İdamlarla ortam iyice gerildi. Ancak İran‘daki Suudi Arabistan temsilciliklerinin yakılması da yanlıştır. Bu tür olaylar sünni- şii çatışması doğurur… Tabii Suudi Arabistan’ın da hiçbir şiddet eylemine katılmayan, şiddeti reddeden, barışçıl mücadele yürüten bir din adamını idam etmesi kabul edilemez cinayettir… Tam da emperyalistlerin istediği şii – sünni çatışması daha da yakın tehlike haline geldi. Böyle bir çatışmadan sadece emperyalist ve siyonistler karlı çıkar… Türkiye burada arabuluculuk yapmalı, mezhep ekseninde değil, laiklik ilkesi doğrultusunda hareket etmelidir. “
“İDAMLAR, DİYANET İŞLERİ BAŞKANI SUUDİ ARABİSTAN’DAYKEN GERÇEKLEŞTİRİLDİ”
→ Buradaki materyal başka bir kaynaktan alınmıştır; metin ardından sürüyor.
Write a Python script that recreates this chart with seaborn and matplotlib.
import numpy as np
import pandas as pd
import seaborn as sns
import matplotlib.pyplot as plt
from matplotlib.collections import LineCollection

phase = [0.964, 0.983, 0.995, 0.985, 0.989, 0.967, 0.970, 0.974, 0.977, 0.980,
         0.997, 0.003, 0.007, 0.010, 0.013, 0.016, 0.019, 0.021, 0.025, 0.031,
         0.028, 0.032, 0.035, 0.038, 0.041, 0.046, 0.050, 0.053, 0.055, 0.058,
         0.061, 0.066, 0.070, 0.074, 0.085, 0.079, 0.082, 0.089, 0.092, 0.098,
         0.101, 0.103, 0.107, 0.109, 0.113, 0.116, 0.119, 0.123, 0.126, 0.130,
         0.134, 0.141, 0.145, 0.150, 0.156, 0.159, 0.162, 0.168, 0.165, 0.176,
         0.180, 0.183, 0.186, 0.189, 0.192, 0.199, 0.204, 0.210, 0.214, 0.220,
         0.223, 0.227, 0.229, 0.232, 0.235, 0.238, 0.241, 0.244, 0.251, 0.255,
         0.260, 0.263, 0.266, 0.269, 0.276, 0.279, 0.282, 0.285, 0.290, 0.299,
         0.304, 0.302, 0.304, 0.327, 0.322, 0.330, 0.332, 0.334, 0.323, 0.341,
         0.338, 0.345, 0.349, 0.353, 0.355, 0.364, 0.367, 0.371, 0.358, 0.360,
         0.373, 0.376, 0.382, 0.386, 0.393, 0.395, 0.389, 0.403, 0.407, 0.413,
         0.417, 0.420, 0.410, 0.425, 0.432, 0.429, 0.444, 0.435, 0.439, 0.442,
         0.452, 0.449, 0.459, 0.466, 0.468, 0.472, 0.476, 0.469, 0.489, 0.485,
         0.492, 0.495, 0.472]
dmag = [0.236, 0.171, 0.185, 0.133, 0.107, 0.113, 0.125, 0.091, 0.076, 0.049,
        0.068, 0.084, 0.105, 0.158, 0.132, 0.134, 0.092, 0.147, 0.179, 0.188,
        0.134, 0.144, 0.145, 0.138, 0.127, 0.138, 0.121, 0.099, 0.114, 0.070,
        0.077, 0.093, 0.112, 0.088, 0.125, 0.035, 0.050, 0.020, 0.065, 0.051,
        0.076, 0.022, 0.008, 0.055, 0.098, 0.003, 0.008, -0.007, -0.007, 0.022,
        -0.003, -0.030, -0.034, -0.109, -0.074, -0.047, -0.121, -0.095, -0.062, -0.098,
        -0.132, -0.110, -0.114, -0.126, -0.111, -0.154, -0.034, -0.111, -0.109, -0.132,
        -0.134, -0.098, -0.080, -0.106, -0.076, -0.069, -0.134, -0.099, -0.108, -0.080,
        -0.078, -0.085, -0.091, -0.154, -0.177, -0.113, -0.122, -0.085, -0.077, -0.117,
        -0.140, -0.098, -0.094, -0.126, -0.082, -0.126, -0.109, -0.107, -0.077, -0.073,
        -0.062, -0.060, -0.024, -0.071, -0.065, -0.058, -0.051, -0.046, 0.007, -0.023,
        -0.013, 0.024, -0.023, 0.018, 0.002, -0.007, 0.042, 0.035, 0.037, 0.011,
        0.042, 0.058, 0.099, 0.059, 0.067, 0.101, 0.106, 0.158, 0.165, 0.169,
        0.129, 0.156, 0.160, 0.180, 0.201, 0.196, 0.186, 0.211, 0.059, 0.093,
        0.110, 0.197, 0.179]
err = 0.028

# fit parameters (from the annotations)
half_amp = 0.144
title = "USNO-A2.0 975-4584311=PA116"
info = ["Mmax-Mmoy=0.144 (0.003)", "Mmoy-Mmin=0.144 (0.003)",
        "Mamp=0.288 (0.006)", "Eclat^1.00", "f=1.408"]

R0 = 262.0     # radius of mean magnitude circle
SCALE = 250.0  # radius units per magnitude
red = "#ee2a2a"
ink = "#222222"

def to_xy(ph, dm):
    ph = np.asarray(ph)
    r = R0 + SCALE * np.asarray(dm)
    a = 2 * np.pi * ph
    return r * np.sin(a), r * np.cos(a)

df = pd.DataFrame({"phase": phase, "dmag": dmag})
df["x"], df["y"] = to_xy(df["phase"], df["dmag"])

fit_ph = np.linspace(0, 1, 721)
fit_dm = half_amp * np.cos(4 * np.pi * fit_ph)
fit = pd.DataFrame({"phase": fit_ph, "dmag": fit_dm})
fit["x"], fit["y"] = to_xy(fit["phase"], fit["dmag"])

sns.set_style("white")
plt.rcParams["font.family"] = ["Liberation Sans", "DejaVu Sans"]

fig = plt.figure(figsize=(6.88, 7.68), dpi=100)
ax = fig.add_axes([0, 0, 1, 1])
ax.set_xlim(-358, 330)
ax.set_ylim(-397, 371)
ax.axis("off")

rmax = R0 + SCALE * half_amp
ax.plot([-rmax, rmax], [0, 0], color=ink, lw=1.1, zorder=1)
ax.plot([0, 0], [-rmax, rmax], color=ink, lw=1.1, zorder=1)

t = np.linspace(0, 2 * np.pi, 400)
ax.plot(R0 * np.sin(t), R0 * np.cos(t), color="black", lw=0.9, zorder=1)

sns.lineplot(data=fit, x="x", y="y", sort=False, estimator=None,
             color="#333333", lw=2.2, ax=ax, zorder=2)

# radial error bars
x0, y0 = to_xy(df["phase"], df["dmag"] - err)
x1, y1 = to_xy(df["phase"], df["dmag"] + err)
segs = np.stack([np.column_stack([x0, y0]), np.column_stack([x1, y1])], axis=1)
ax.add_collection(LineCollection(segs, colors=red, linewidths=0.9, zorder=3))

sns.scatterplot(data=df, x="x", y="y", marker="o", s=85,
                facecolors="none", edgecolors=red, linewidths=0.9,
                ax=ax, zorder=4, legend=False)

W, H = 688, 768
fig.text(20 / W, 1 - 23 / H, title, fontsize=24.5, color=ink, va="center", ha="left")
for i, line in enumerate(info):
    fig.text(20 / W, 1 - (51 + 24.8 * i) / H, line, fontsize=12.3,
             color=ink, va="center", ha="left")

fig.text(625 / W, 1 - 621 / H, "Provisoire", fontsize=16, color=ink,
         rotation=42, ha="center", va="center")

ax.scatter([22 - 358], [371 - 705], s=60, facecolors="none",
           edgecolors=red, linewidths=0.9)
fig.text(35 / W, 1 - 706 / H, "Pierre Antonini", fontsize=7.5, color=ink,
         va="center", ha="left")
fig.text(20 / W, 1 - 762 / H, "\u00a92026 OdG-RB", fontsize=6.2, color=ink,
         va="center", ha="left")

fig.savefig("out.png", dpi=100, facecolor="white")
İdamlardan hemen önce Diyanet İşleri Başkan’ı Mehmet Görmez’in “Uluslararası Vahdet Konferansı” için İran’a gittiğini ardından ise Suudi Arabistan’a geçtiğini ve idamların da o gün gerçekleştirildiğine dikkat çeken Özgündüz, “işler iyi gitmiyor” değerlendirmesi yaptı.
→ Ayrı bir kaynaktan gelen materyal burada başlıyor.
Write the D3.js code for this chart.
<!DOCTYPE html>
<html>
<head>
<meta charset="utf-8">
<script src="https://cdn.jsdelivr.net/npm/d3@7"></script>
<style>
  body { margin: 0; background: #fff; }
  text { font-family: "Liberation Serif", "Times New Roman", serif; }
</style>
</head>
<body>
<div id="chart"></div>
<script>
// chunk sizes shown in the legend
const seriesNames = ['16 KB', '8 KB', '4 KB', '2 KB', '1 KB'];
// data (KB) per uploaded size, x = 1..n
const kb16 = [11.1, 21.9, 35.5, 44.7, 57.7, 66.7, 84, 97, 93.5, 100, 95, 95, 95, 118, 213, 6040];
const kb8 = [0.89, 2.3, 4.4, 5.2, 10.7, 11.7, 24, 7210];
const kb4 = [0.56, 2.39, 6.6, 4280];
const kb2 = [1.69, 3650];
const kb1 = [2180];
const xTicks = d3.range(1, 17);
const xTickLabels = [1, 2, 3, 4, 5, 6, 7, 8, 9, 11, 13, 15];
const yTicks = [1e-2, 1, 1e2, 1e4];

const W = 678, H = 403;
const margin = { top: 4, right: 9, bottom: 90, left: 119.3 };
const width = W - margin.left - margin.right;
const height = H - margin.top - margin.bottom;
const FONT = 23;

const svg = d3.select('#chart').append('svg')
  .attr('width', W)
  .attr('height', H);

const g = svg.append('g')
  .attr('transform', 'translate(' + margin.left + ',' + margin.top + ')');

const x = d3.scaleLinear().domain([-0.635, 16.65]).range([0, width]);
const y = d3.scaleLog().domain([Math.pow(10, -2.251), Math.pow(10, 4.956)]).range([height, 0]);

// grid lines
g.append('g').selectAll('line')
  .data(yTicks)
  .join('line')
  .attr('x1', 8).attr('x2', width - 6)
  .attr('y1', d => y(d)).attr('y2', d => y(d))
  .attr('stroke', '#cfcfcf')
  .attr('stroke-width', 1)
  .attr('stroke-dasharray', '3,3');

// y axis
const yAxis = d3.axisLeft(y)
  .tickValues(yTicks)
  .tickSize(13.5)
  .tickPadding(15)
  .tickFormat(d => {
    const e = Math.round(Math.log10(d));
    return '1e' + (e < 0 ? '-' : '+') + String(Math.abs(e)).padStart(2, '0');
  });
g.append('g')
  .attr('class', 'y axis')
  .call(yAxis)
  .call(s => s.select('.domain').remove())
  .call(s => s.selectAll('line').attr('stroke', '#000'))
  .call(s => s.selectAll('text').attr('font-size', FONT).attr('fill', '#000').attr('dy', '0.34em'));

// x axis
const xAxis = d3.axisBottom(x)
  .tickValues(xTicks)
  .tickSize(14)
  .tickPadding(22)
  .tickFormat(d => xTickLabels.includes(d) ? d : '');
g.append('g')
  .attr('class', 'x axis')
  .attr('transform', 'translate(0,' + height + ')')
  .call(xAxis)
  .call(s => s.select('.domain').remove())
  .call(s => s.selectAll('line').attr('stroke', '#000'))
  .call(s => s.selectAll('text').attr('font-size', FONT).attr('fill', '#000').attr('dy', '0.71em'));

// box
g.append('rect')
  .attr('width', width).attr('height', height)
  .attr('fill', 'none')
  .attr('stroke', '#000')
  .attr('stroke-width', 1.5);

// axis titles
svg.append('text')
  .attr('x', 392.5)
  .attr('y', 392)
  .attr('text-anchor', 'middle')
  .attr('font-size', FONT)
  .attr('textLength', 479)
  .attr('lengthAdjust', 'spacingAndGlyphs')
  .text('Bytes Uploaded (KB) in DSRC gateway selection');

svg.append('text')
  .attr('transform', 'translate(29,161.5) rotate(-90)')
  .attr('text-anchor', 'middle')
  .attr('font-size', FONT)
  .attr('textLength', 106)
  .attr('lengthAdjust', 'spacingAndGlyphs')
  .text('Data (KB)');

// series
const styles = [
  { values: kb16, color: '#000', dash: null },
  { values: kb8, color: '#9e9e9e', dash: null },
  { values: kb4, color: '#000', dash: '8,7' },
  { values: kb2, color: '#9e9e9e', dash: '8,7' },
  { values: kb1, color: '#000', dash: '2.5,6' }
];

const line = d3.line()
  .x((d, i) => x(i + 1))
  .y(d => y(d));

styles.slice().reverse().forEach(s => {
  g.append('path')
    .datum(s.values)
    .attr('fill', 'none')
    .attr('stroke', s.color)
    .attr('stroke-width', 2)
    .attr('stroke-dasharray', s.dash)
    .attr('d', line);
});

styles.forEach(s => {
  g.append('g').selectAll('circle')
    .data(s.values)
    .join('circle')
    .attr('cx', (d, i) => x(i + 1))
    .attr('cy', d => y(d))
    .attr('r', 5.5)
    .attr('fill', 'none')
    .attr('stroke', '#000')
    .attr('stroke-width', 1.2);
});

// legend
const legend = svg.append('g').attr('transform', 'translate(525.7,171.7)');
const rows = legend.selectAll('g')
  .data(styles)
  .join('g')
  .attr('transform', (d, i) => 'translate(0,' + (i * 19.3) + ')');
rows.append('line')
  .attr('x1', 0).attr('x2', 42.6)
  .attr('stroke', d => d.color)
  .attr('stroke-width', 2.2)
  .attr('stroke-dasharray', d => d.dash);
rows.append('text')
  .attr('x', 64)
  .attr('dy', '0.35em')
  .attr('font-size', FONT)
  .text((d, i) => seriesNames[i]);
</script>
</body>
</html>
“DİYANET İŞLERİ BAŞKANI, LAİK CUMHURİYETİN TEMSİLCİSİ OLARAK AÇIKLAMA YAPMALI”
“Diyanet İşleri Başkan’ı İran’da, dünyanın dört bir yanından gelen şii-sünni din adamları ile birlikte Vahdet yani ‘birlik- beraberlik- dayanışma’ konferansındaydı. Orada mezhepsel çatışmalar olmasın diye kararlar alınıp, çağrılar yapıldı. Sonunda Diyanet İşleri Başkanı oradan dönüp, Suudi Arabistan’a gitti. İdamlar da o döneme denk geldi. Şimdi, Atatürk’ün kurduğu Diyanet İşleri’nin Başkanı olarak, ortalığı yatıştıracak açıklamalar yapması lazım.
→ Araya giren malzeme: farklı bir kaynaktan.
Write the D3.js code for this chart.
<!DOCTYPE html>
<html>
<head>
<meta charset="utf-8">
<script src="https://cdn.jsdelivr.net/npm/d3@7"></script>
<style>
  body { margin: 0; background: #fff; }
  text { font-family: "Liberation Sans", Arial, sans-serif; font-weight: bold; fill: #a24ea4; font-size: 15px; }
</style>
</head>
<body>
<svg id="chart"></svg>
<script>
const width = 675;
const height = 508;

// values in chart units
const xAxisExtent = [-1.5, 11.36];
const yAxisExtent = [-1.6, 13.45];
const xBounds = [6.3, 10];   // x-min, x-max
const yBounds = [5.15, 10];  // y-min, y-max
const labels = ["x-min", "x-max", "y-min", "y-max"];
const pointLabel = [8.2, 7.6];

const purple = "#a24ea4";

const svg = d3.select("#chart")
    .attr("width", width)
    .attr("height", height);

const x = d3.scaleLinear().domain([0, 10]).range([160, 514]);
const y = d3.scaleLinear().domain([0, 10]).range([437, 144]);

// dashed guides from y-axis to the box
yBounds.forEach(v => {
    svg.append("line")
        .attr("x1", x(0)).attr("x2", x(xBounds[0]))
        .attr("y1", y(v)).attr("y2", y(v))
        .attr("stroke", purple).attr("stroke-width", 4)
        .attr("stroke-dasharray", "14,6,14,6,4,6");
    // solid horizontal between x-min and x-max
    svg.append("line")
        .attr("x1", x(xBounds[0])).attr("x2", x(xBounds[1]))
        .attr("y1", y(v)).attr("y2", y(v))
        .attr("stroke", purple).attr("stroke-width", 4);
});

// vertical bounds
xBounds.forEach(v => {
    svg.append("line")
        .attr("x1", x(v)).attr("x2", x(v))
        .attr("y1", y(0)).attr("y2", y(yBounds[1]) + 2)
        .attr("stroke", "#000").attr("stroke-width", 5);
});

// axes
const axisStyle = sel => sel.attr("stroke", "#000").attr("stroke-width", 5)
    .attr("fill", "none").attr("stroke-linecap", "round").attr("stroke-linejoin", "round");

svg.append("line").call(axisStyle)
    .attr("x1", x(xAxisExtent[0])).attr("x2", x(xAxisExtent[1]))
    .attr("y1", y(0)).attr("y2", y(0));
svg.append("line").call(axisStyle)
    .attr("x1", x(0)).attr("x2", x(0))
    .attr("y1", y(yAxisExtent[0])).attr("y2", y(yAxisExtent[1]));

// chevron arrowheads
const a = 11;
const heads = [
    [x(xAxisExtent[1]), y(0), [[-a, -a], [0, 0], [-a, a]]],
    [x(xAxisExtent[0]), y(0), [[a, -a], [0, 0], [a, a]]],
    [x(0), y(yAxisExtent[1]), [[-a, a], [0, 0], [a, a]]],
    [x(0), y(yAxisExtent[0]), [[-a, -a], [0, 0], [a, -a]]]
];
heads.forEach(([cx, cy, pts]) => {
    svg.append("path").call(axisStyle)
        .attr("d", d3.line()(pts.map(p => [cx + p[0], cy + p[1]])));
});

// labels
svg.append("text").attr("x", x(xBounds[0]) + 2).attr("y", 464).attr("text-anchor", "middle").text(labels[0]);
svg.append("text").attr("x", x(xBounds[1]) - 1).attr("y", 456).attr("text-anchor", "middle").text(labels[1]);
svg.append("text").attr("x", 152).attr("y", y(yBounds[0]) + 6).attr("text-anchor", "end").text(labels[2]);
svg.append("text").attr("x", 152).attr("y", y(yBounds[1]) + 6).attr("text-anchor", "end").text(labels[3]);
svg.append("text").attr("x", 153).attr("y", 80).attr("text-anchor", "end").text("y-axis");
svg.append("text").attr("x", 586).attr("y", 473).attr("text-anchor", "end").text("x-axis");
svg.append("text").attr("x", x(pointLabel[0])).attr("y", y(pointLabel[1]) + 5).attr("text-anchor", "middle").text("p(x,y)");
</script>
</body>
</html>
“LAİK TÜRKİYE, ÖRNEK OLARAK SUNULMALI”
Türkiye Cumhuriyeti, laik bir cumhuriyettir, şeriat devleti değildir! Başka şeriat devletlerinin arasındaki çatışmalarında, mezhep eksenli politika uygulayamaz. Aksi durum, laikliğe aykırıdır. Atatürk’ün büyüklüğü, liderliği işte böylesi durumlarda yeniden ortaya çıkıyor ki bu coğrafyada laik cumhuriyeti kurmuştur… Laiklik olmaz ise ne olacağı da Irak’ta, Suriye’de, Bahreyn’de, Suudi Arabistan’da görülüyor. Türkiye’yi yönetenlerin, Türkiye Cumhuriyeti kurumlarının başındaki kişilerin, laik cumhuriyetin başında olduklarını unutmadan davranmaları gerekir. Bu rejimi o ülkelere örnek olarak sunmaları gerekir…
“AKP’NİN YAPTIĞI EN BÜYÜK KÖTÜLÜK, MEZHEPSEL KAMPLAŞMA”
Eğer onlara uyarlarsa bu işin sonu felakettir. AKP’nin Türkiye’ye yaptığı en büyük kötülük, mezhepsel kamplaşmadır… Bu işin sonu felakettir… Kendileri de bu işin altından kalkamazlar!”